Technology, innovation, and the modern grid

  • Emergence of distributed resources: The shift toward deregulated, market-based structures has often gone hand-in-hand with the growth of distributed energy resources, such as rooftop solar, storage systems, and demand response programs. These resources can participate in wholesale markets or be accessed directly by consumers, increasing flexibility and resilience when properly integrated. See Distributed energy resources and Demand response for additional detail.

  • Grid modernization and investment signals: A competitive framework relies on clear price signals to justify investment in transmission upgrades, modern meters, cybersecurity, and fast-ramping generation.

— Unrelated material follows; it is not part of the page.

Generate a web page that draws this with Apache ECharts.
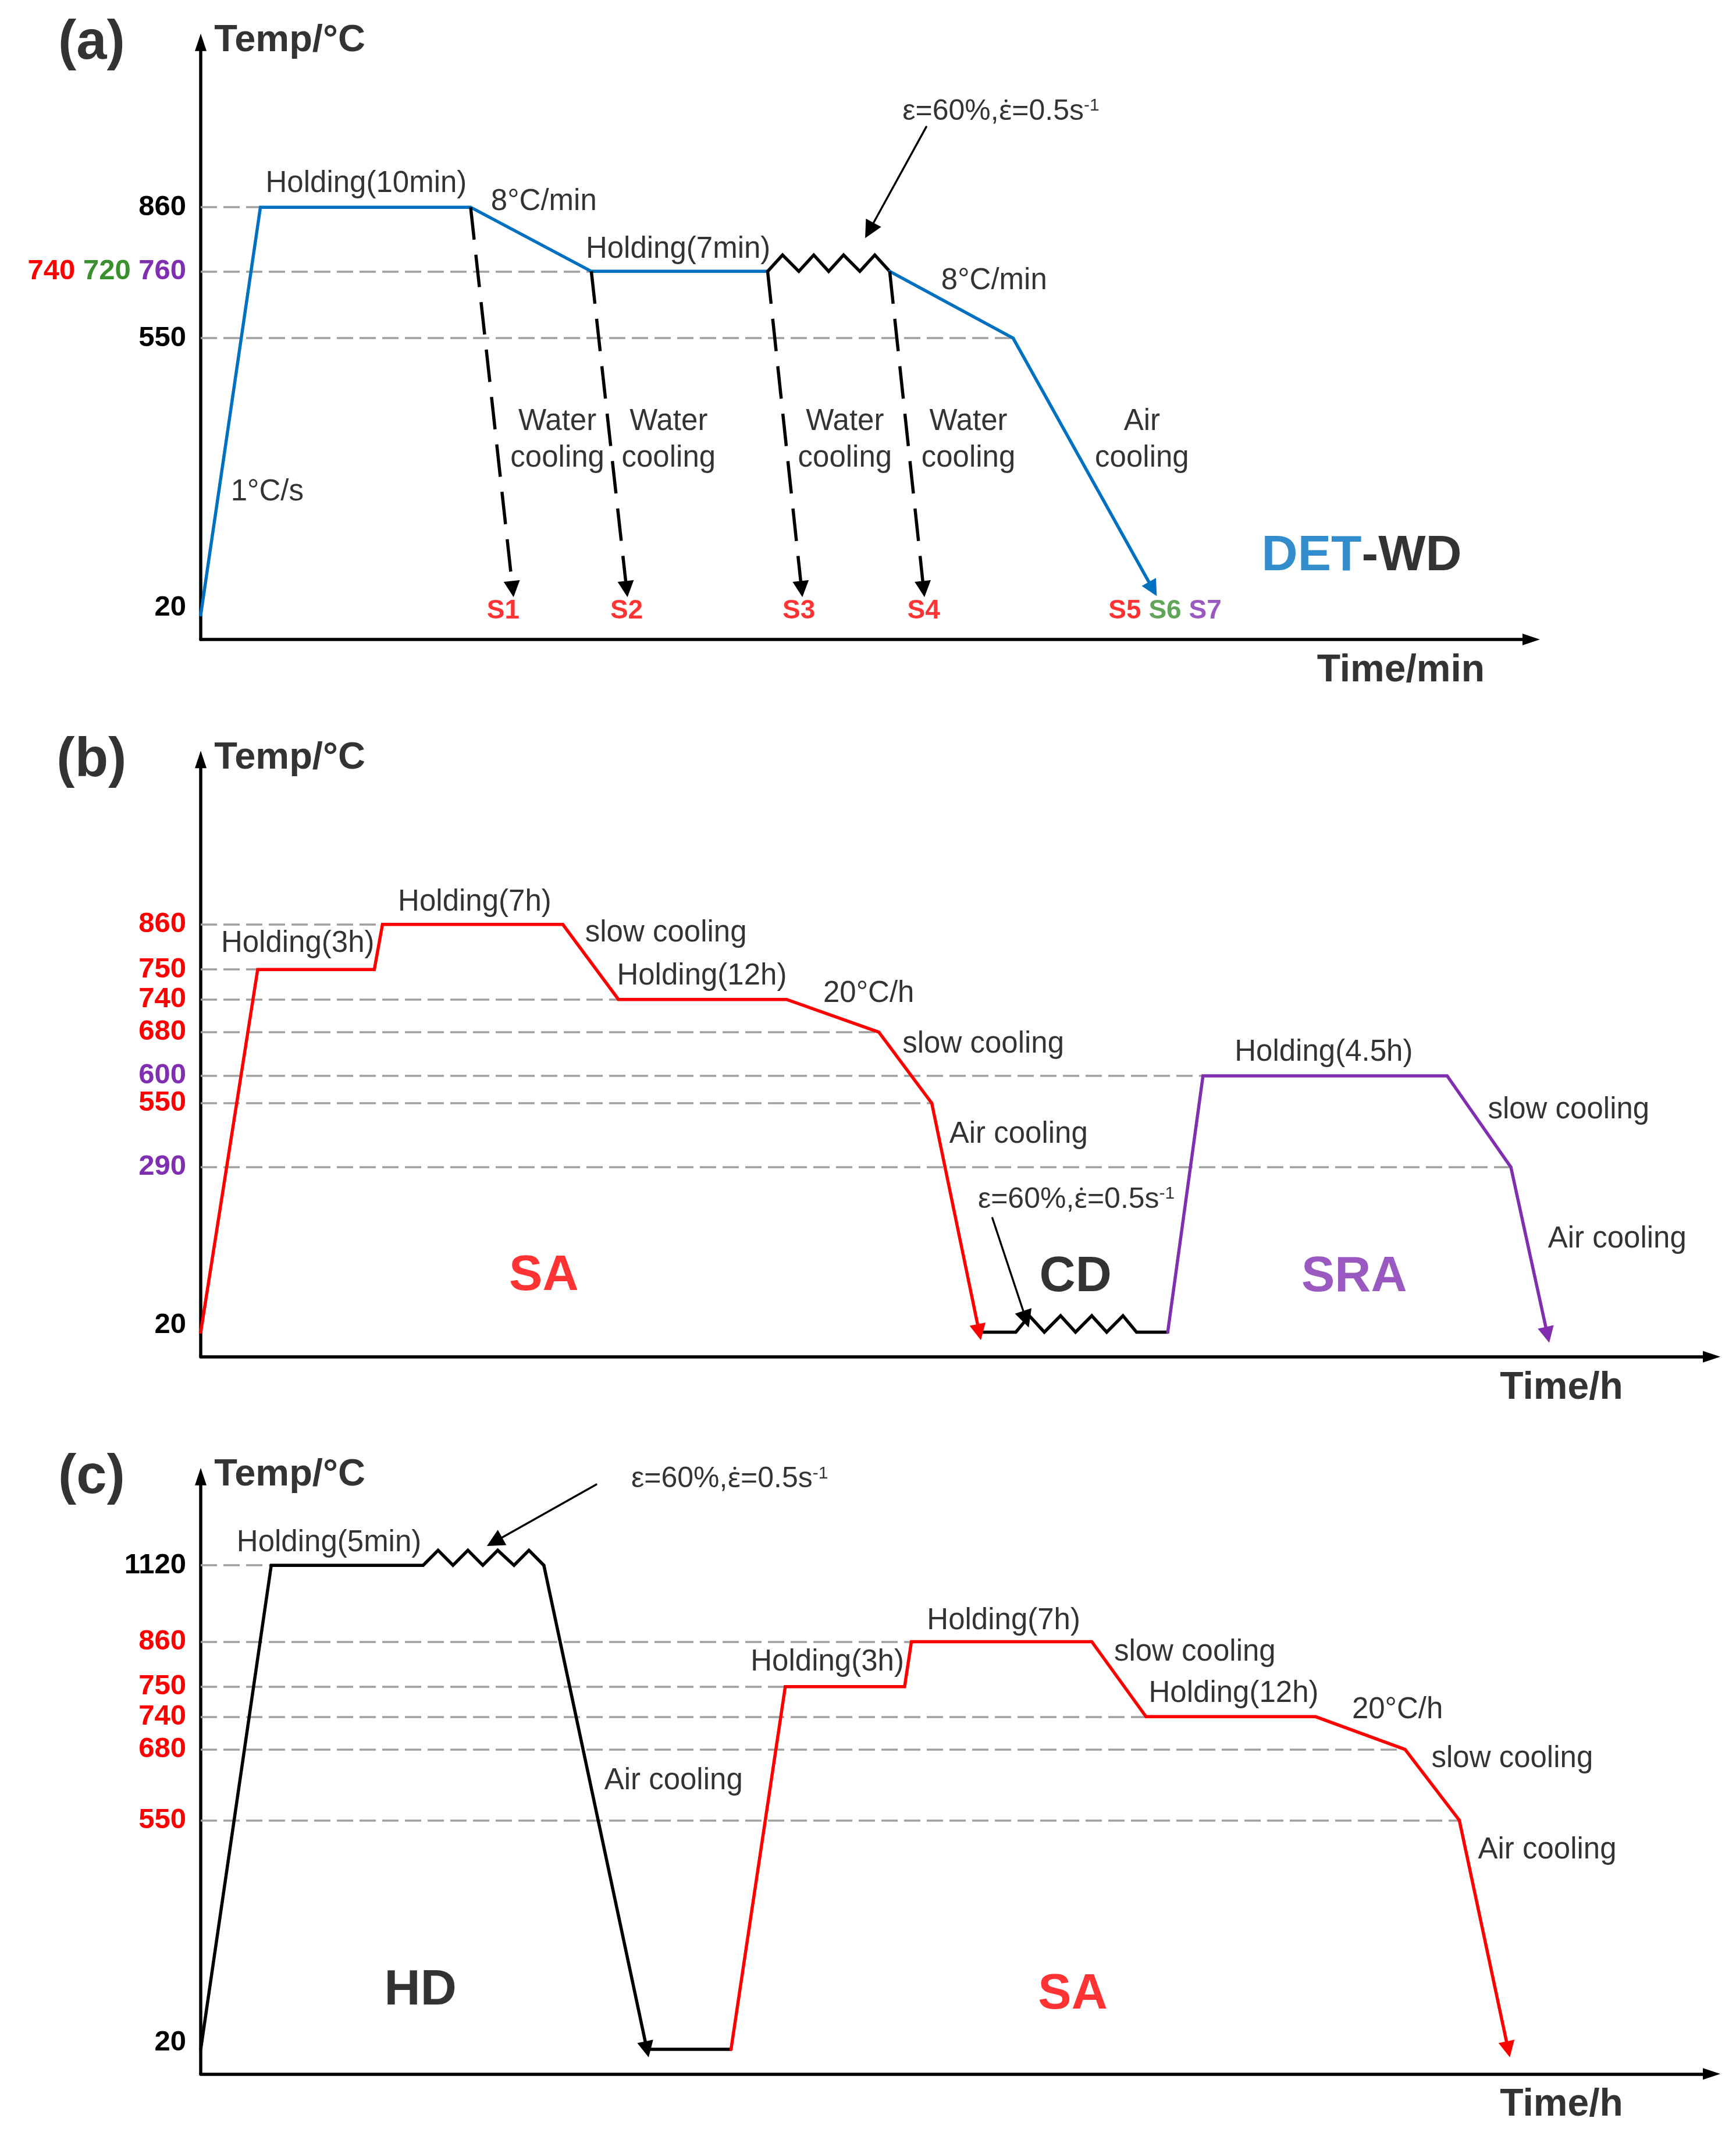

Private capital tends to respond to predictable ROI, and well-designed markets attempt to align long-term investments with public reliability needs. See Transmission planning and Private investment as related concepts.

  • International and historical context: Many economies have pursued varied forms of electricity market liberalization, with mixed results depending on design, institutions, and political support. Reading about the experiences in places like the United Kingdom or Australia can illuminate how different regulatory cultures shape outcomes in reliability, price, and innovation.